Microsoft AI can draw objects based on detailed text descriptions
Google may have taught an AI how to doodle, but drawing something more complex is tough for a computer. Imagine asking a computer to draw a “yellow bird with black wings and a short beak;” it sounds a little tricky.
Researchers at Microsoft, though, have been developing an AI-based technology to do just that. It generates images from text descriptions with a surprising amount of accuracy, according to the most recent paper posted by the team.
The system doesn’t find an existing image based on your input, but creates real drawing. “If you go to Bing and you search for a bird, you get a bird picture. But here, the pictures are created by the computer, pixel by pixel, from scratch,” said principal researcher Xiaodong He in a statement. “These birds may not exist in the real world — they are just an aspect of our computer’s imagination of birds.”
While the current form of this drawing technology isn’t perfect, it’s not hard to imagine a future where it could function as a sketch assistant for painters and interior designers or a tool to refine photos based on voice input. Farther out, researcher He imagines animated movies generated from a written script.
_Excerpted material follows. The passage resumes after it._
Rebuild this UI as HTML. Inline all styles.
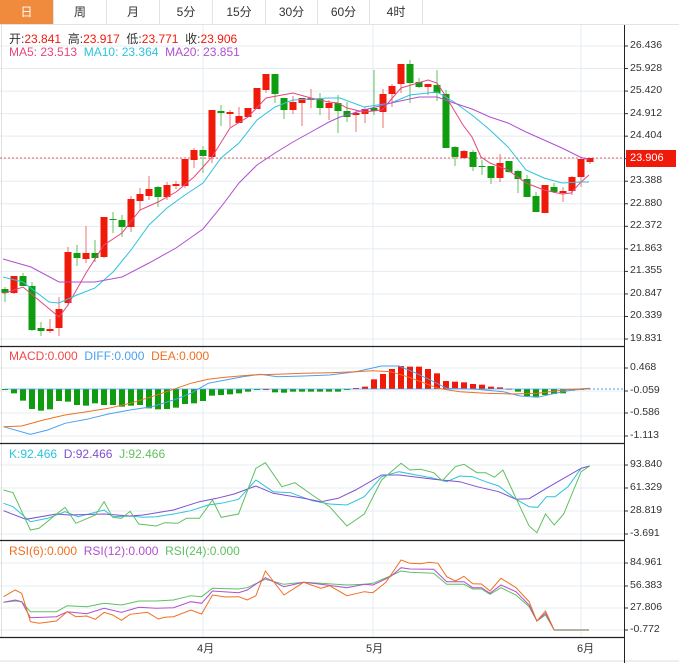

The team began its research into computer vision and natural language processing with the CaptionBot, an AI system that automatically writes captions for photos, then created a system to answer questions people ask about images called SeeingAI, which can be extra helpful if you’re blind. The current technology consists of two parts: one that generates images known as a Generative Adversarial Network (GAN) and one that judges the quality of the images generated, known as a discriminator.
The drawing bot was trained on pairs of images and captions, which teach the AI to learn what words go with which images. The team also created a mathematical representation of human attention, which is what we all use when we draw pictures from complex descriptions: a red wing, a sharp beak, a yellow wing. “Attention is a human concept; we use math to make attention computational,” said He.